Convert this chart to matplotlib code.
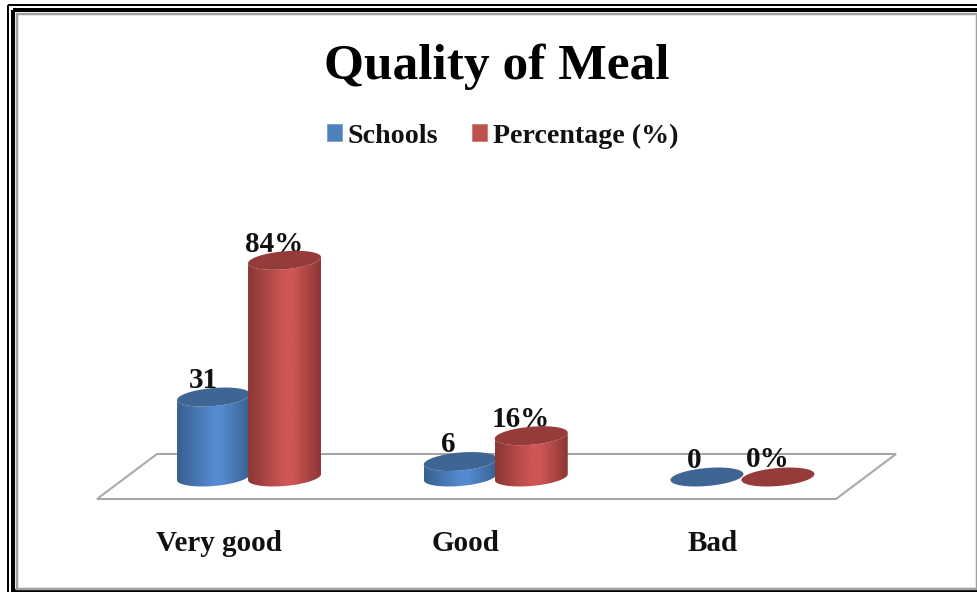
import numpy as np
import matplotlib
matplotlib.use("Agg")
import matplotlib.pyplot as plt
from matplotlib.colors import LinearSegmentedColormap
from matplotlib.patches import Polygon, Patch, Rectangle
from matplotlib.transforms import ScaledTranslation

title = "Quality of Meal"
categories = ["Very good", "Good", "Bad"]
series_names = ["Schools", "Percentage (%)"]
schools = [31, 6, 0]
percentage = [84, 16, 0]
school_labels = ["31", "6", "0"]
percentage_labels = ["84%", "16%", "0%"]

W, H = 978, 592
FONT = "Liberation Serif"
plt.rcParams["font.family"] = [FONT, "DejaVu Serif"]
plt.rcParams["font.weight"] = "bold"

fig = plt.figure(figsize=(W / 100, H / 100), dpi=100, facecolor="white")

# pixel-space backdrop: frame and floor
bg = fig.add_axes([0, 0, 1, 1], zorder=0)
bg.set_xlim(0, W)
bg.set_ylim(H, 0)
bg.axis("off")
def frame(x0, y0, x1, y1, color, lw):
    bg.add_patch(Rectangle((x0, y0), x1 - x0, y1 - y0, fill=False, ec=color, lw=lw * 0.72, joinstyle="miter"))
frame(8, 5, 1100, 1100, "black", 2)
frame(13, 10, 1100, 591, "black", 4)
frame(17, 14, 977, 589, "#a0a0a0", 2.5)
bg.add_patch(Polygon([(97, 499), (836, 499), (896, 454), (157, 454)], closed=True,
                     fill=False, ec="#a6a6a6", lw=2 * 0.72))

# data axes: y = 0 sits on the pixel row of the bar bases
px_per_unit = 2.58
base_px, left_px, right_px = 477, 125.7, 865.8
y_low, y_high = -12, 100
ax = fig.add_axes([left_px / W, (H - base_px + y_low * px_per_unit) / H, (right_px - left_px) / W,
                   (y_high - y_low) * px_per_unit / H], zorder=1)
ax.patch.set_alpha(0)
ax.set_xlim(-0.5, 2.5)
ax.set_ylim(y_low, y_high)
for s in ax.spines.values():
    s.set_visible(False)
ax.set_yticks([])
ax.set_xticks(range(len(categories)))
ax.set_xticklabels(categories, fontsize=21, color="#111111")
ax.tick_params(axis="x", length=0, pad=16)
for lab in ax.get_xticklabels():
    lab.set_transform(lab.get_transform() + ScaledTranslation(-30 / 100, 0, fig.dpi_scale_trans))

px_x = 3 / (right_px - left_px)          # data units of x per pixel
a = 36.5 * px_x                          # ellipse half width
b = 9.0 / px_per_unit                    # ellipse half height
tilt = 3.0 / px_per_unit                 # rise of the right end above the left
bar_off = 35.5 * px_x

t = np.linspace(0, 2 * np.pi, 121)
def ell(cx, cy, tt):
    return np.column_stack([cx + a * np.cos(tt), cy + b * np.sin(tt) + tilt * np.cos(tt)])

def cylinder(cx, value, dark, light, top_color, z):
    if value > 0:
        lower = np.linspace(np.pi, 2 * np.pi, 60)
        lo = ell(cx, 0, lower)
        hi = ell(cx, value, lower[::-1])
        body = Polygon(np.vstack([lo, hi]), closed=True, transform=ax.transData, fc="none", ec="none")
        ax.add_patch(body)
        cmap = LinearSegmentedColormap.from_list("c", [(0, dark), (0.5, light), (0.62, light), (1, dark)])
        im = ax.imshow(np.linspace(0, 1, 128)[None, :], cmap=cmap, aspect="auto",
                       extent=(cx - a, cx + a, -2 * b, value + 2 * b), zorder=z, interpolation="bilinear")
        im.set_clip_path(body)
    ax.add_patch(Polygon(ell(cx, value, t), closed=True, fc=top_color, ec="none", zorder=z + 0.1))

school_dx = [-10, -12, -13]
school_dy = [3, 4, 3]
pct_dx = [-10, -10, -10]
pct_dy = [2, 3, 4]
for i in range(len(categories)):
    cylinder(i - bar_off, schools[i], "#38608f", "#558ad0", "#3e6594", 3)
    cylinder(i + bar_off, percentage[i], "#8a3735", "#cf5654", "#953b39", 4)
    ax.annotate(school_labels[i], (i - bar_off, schools[i]), xytext=(school_dx[i] * 0.72, school_dy[i] * 0.72),
                textcoords="offset points", ha="center", va="bottom", fontsize=21, color="#111111", zorder=2,
                annotation_clip=False)
    ax.annotate(percentage_labels[i], (i + bar_off, percentage[i]), xytext=(pct_dx[i] * 0.72, pct_dy[i] * 0.72),
                textcoords="offset points", ha="center", va="bottom", fontsize=21, color="#111111", zorder=2,
                annotation_clip=False)
ax.set_xlim(-0.5, 2.5)
ax.set_ylim(y_low, y_high)

fig.text(497 / W, 1 - 67 / H, title, ha="center", va="center", fontsize=37, color="black")
fig.legend(handles=[Patch(fc="#4f81bd", ec="#6f95c6", lw=0.5, label=series_names[0]),
                    Patch(fc="#c0504d", ec="#cc7370", lw=0.5, label=series_names[1])],
           loc="center", bbox_to_anchor=(502.5 / W, 1 - 136 / H), ncol=2, frameon=False, fontsize=20.2,
           handlelength=0.55, handleheight=0.55, handletextpad=0.2, columnspacing=1.2, labelcolor="#111111")
fig.savefig("out.png", dpi=100)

************

Problem requirements ->
Leave out the pictures, then repeat the listing above exactly from its first line to the line with "lw=2 * 0.72))", inclusive.

Answer to the problem ->
Convert this chart to matplotlib code.
import numpy as np
import matplotlib
matplotlib.use("Agg")
import matplotlib.pyplot as plt
from matplotlib.colors import LinearSegmentedColormap
from matplotlib.patches import Polygon, Patch, Rectangle
from matplotlib.transforms import ScaledTranslation

title = "Quality of Meal"
categories = ["Very good", "Good", "Bad"]
series_names = ["Schools", "Percentage (%)"]
schools = [31, 6, 0]
percentage = [84, 16, 0]
school_labels = ["31", "6", "0"]
percentage_labels = ["84%", "16%", "0%"]

W, H = 978, 592
FONT = "Liberation Serif"
plt.rcParams["font.family"] = [FONT, "DejaVu Serif"]
plt.rcParams["font.weight"] = "bold"

fig = plt.figure(figsize=(W / 100, H / 100), dpi=100, facecolor="white")

# pixel-space backdrop: frame and floor
bg = fig.add_axes([0, 0, 1, 1], zorder=0)
bg.set_xlim(0, W)
bg.set_ylim(H, 0)
bg.axis("off")
def frame(x0, y0, x1, y1, color, lw):
    bg.add_patch(Rectangle((x0, y0), x1 - x0, y1 - y0, fill=False, ec=color, lw=lw * 0.72, joinstyle="miter"))
frame(8, 5, 1100, 1100, "black", 2)
frame(13, 10, 1100, 591, "black", 4)
frame(17, 14, 977, 589, "#a0a0a0", 2.5)
bg.add_patch(Polygon([(97, 499), (836, 499), (896, 454), (157, 454)], closed=True,
                     fill=False, ec="#a6a6a6", lw=2 * 0.72))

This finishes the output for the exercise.